• Some records

····················

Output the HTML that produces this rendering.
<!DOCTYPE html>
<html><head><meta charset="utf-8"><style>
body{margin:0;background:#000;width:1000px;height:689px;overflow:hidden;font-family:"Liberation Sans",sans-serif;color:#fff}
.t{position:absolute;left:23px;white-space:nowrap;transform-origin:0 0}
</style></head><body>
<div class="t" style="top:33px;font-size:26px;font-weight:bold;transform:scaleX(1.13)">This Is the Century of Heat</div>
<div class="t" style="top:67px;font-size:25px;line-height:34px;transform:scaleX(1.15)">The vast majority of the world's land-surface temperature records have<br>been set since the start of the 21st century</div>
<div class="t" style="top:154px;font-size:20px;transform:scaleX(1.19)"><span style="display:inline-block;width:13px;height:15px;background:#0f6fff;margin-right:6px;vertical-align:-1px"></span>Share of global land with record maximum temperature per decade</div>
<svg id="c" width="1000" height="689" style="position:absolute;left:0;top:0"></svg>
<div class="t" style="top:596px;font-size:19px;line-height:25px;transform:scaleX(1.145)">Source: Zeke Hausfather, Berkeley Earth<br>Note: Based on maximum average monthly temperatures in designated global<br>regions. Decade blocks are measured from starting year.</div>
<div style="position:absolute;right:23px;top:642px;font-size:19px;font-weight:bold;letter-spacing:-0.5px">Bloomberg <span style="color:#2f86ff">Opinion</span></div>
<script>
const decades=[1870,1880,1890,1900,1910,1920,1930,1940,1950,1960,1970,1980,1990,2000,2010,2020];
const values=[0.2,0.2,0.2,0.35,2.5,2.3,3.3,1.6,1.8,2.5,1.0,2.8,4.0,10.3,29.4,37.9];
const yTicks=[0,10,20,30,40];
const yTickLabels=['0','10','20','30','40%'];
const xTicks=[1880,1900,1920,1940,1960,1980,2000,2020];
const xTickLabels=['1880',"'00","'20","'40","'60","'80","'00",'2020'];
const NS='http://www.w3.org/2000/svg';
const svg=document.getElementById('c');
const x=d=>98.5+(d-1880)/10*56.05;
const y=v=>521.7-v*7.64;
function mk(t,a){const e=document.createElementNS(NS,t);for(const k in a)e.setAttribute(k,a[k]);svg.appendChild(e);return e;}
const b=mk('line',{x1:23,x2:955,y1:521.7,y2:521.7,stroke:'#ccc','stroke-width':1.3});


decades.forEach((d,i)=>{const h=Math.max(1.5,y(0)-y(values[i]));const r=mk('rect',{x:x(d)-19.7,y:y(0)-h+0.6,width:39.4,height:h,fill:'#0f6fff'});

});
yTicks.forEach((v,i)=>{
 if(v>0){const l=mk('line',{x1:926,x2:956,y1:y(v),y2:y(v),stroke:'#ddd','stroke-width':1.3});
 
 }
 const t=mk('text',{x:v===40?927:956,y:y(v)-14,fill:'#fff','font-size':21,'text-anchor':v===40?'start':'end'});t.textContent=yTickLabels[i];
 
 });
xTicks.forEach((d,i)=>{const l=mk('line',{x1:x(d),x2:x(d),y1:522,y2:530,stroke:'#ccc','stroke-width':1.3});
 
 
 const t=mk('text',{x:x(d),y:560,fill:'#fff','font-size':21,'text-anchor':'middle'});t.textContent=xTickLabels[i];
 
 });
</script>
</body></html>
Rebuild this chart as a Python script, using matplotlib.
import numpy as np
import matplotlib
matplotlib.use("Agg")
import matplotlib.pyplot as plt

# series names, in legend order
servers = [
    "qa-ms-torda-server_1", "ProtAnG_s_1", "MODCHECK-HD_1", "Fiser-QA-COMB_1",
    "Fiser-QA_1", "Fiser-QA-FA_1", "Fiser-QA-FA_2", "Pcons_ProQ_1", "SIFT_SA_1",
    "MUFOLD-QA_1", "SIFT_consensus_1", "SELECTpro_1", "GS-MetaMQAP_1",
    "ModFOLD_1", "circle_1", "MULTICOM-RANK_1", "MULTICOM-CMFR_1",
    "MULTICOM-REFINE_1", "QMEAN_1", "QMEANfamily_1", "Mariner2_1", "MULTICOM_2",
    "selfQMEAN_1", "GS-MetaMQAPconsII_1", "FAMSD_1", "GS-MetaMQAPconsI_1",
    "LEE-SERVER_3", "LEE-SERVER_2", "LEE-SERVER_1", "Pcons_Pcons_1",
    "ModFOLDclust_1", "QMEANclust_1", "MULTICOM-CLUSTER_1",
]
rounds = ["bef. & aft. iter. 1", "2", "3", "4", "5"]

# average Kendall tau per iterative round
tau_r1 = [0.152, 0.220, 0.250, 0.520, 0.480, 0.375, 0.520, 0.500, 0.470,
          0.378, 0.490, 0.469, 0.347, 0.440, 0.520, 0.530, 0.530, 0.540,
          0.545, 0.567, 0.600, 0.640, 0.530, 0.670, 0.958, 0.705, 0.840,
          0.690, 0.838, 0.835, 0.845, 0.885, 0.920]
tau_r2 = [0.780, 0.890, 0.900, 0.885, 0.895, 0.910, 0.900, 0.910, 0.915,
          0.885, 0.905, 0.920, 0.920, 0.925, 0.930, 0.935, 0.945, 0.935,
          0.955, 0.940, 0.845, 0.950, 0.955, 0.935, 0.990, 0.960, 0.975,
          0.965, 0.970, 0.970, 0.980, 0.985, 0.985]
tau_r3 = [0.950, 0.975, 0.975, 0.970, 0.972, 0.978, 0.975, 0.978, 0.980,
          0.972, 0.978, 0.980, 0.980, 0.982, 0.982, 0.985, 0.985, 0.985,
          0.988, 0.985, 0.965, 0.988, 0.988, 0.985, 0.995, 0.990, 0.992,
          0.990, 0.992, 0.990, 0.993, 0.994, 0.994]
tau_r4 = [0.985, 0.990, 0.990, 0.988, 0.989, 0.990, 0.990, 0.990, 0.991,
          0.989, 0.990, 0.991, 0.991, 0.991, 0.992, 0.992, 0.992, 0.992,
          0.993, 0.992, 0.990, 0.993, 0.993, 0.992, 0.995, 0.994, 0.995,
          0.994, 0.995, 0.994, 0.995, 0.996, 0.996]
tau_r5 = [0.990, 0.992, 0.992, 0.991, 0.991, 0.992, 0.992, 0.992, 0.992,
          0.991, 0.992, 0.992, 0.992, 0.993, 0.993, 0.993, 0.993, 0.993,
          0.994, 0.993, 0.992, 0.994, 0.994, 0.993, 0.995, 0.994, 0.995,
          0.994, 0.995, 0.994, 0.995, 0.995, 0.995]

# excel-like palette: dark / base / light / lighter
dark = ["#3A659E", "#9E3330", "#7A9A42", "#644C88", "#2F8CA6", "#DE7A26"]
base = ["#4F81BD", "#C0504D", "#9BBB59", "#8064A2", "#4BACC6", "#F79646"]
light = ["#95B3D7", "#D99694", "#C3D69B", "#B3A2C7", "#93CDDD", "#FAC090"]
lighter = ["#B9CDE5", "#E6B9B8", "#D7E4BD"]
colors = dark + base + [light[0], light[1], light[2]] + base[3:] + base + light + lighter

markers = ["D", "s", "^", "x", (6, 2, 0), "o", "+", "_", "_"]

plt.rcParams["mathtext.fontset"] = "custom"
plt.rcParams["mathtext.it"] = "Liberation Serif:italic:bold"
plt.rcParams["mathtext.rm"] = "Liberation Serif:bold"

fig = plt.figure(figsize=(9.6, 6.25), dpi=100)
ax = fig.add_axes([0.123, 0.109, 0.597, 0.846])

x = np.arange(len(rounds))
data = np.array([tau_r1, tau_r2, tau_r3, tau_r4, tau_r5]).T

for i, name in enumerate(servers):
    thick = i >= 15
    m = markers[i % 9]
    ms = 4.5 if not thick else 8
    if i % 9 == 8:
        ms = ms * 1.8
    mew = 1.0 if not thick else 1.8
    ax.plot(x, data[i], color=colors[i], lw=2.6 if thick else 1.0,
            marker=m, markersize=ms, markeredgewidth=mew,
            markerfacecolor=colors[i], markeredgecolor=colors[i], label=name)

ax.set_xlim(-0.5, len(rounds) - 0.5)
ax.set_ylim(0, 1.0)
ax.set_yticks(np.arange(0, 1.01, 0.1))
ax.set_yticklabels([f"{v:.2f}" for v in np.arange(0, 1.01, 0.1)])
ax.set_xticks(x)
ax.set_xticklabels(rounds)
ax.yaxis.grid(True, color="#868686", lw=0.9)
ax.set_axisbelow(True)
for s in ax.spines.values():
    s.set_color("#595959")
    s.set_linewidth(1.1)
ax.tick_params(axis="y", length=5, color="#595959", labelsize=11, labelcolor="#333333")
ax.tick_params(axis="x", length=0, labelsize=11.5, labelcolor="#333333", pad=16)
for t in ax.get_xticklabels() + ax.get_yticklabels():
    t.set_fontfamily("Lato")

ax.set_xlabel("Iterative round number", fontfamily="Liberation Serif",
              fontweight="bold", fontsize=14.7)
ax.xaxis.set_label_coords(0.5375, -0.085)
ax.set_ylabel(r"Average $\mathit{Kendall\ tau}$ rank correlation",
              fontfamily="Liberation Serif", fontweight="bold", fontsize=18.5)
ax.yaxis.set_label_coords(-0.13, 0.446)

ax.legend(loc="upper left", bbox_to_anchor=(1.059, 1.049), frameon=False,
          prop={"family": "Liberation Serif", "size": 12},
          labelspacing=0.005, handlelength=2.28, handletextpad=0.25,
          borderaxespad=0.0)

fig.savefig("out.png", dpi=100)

····················

• Task details
Give again, word for word, the lines starting at the line that has "Rebuild this chart" and ending at the line that has "import matplotlib.pyplot as plt", with both of those lines included and nothing else.

• Full answer
Rebuild this chart as a Python script, using matplotlib.
import numpy as np
import matplotlib
matplotlib.use("Agg")
import matplotlib.pyplot as plt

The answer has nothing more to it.